Books

THE LANGUAGE OF NATURAL DESCRIPTION IN EIGHTEENTH-CENTURY POETRY,

June 1949 Vernon Hall Jr.
Books
THE LANGUAGE OF NATURAL DESCRIPTION IN EIGHTEENTH-CENTURY POETRY,
June 1949 Vernon Hall Jr.

by John Arthos '3O. Univ.of Michigan Press. 1949. pp. 463. $6.00.

Since the Romantic movement the "stock diction" of eighteenth century poetry has been held up to scorn. Rather than having attempted to understand what lay behind it most critics have been content to quote laughingly such periphrases as "scaly, breed" for fish and "radiant orbs" for stars in order to show how ridiculous the verse of what they call the "age of prose" was. Yet, within the past twenty years or so a realization has been growing, aided by the studies of such men as Bateson and Tillotson, that we have been unduly limiting our sensibility by rejecting as poetry the work of a whole age of English poets.
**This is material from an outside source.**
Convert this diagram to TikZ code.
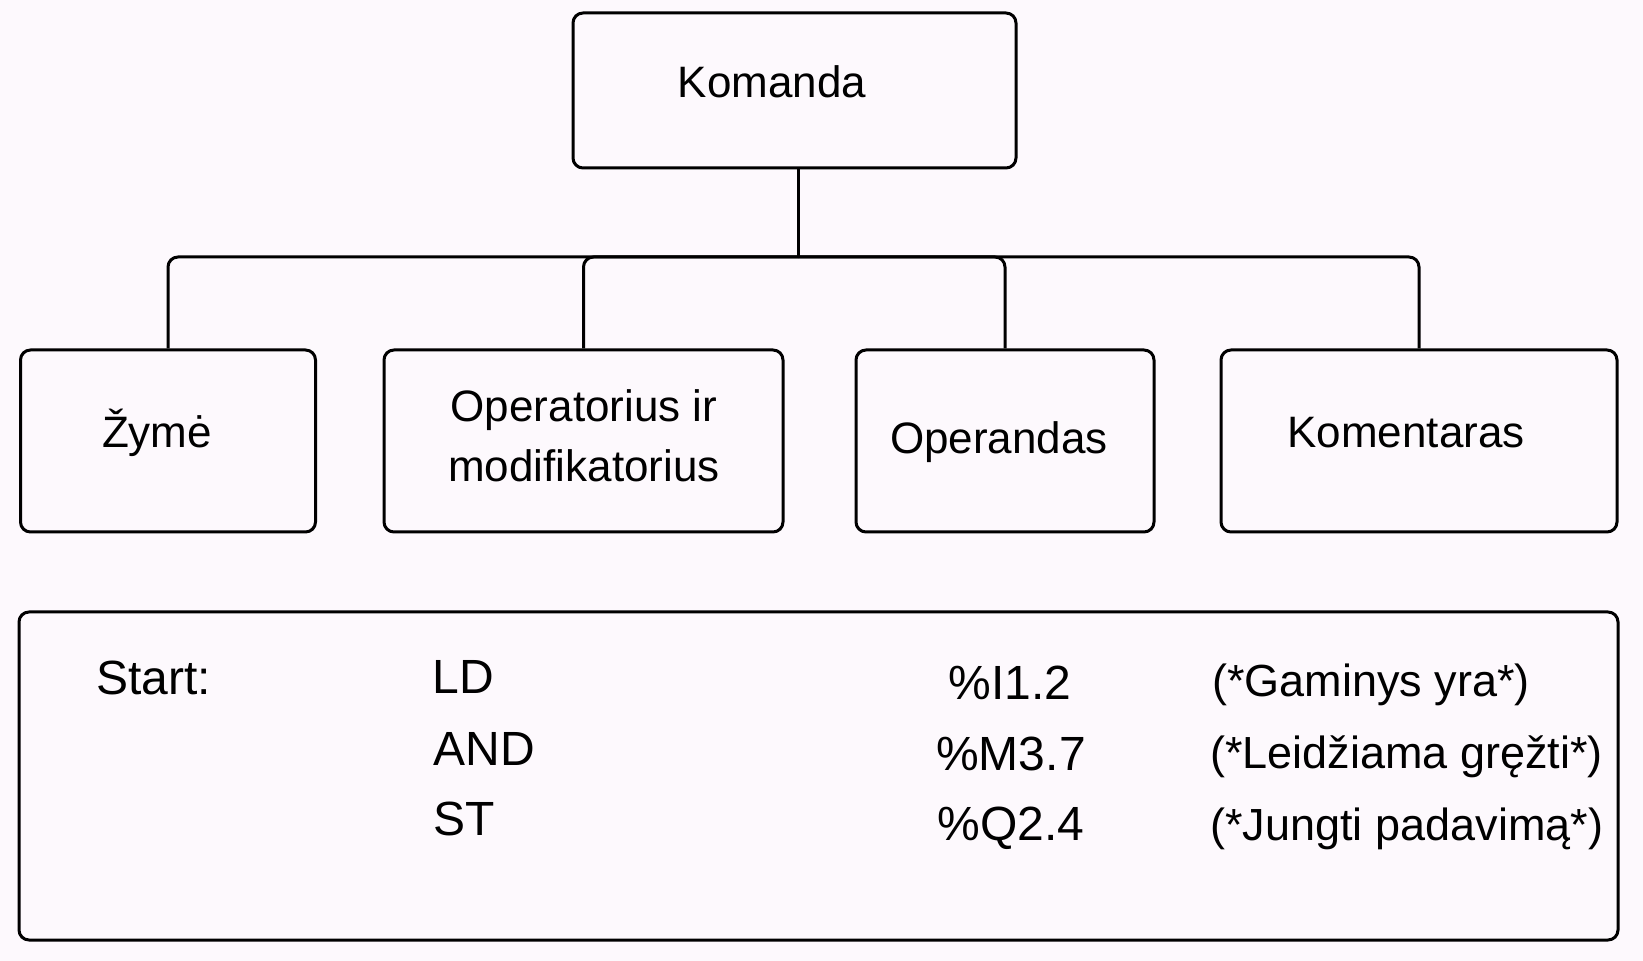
\documentclass[tikz,border=0pt]{standalone}
\usepackage{fontspec}
\setmainfont{Liberation Sans}
\definecolor{paper}{RGB}{253,249,253}
\begin{document}
\begin{tikzpicture}[x=0.5pt,y=-0.5pt,
  box/.style={draw=black,line width=1.5pt,rounded corners=5pt,fill=paper,
    inner sep=0pt,font=\fontsize{22}{30}\selectfont,align=center},
  link/.style={draw=black,line width=1.5pt,rounded corners=5pt},
  code/.style={inner sep=0pt,font=\fontsize{24}{28}\selectfont},
  note/.style={inner sep=0pt,font=\fontsize{22.5}{28}\selectfont,anchor=base west}]
  % page
  \fill[paper] (0,0) rectangle (1643,961);
  \useasboundingbox (0,0) rectangle (1643,961);

  % top-level box
  \node[box,minimum width=221.5pt,minimum height=77.5pt] (komanda) at (794.5,90.5) {};
  \node[inner sep=0pt,font=\fontsize{22}{30}\selectfont] (komandaText) at (772,82) {Komanda};

  % parts of an instruction
  \node[box,minimum width=147.5pt,minimum height=91pt] (zyme) at (168,441) {};
  \node[inner sep=0pt,font=\fontsize{22}{30}\selectfont] (zymeText) at (157,433) {Žymė};
  \node[box,minimum width=199.5pt,minimum height=91pt] (oper) at (583.5,441) {};
  \node[inner sep=0pt,font=\fontsize{22}{30}\selectfont,align=center] (operText) at (584,436)
    {Operatorius ir\\modifikatorius};
  \node[box,minimum width=149pt,minimum height=91pt] (operand) at (1005,441) {};
  \node[inner sep=0pt,font=\fontsize{22}{30}\selectfont] (operandText) at (999,442) {Operandas};
  \node[box,minimum width=198pt,minimum height=91pt] (koment) at (1419,441) {};
  \node[inner sep=0pt,font=\fontsize{22}{30}\selectfont] (komentText) at (1406,433) {Komentaras};

  % tree connectors
  \coordinate (bus) at (798,257);
  \draw[link] (bus |- komanda.south) -- (bus);
  \draw[link] (bus) -| (zyme.north);
  \draw[link] (bus) -| (oper.north);
  \draw[link] (bus) -| (operand.north);
  \draw[link] (bus) -| (koment.north);

  % example program
  \node[box,minimum width=799.5pt,minimum height=164pt] (example) at (818.5,776) {};
  \node[code,anchor=base west] (lbl) at (96,695) {Start:};
  \node[code,anchor=base west] (op1) at (432,694) {LD};
  \node[code,anchor=base west] (op2) at (433,765) {AND};
  \node[code,anchor=base west] (op3) at (433,835) {ST};
  \node[code,anchor=base] (arg1) at (1010,700) {\%I1.2};
  \node[code,anchor=base] (arg2) at (1011,770) {\%M3.7};
  \node[code,anchor=base] (arg3) at (1011,840) {\%Q2.4};
  \node[note] (c1) at (1212,697) {(*Gaminys yra*)};
  \node[note] (c2) at (1210,768) {(*Leidžiama gręžti*)};
  \node[note] (c3) at (1210,840) {(*Jungti padavimą*)};
\end{tikzpicture}
\end{document}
This book is another effort to help us to more fairly assess the whole problem of stock diction, particularly that used in the description of nature by the eighteenth century poets. It suggests that the stable vocabulary was the result of a view of the world as a stable harmonious balance of elements and that the charm of nature was in its sure constancy. Thus the function of poetry was to recreate this charm by drawing from the common store of accurate, truthful nature epithets.

To support this thesis the author has devised a book which, as he admits, is something like a dictionary. Three great lists of significant words, periphrases, and epithets with the suffix -y take up over four hundred pages-Such a form naturally limits the book to the specialists but he will find in it a wealth of interesting material.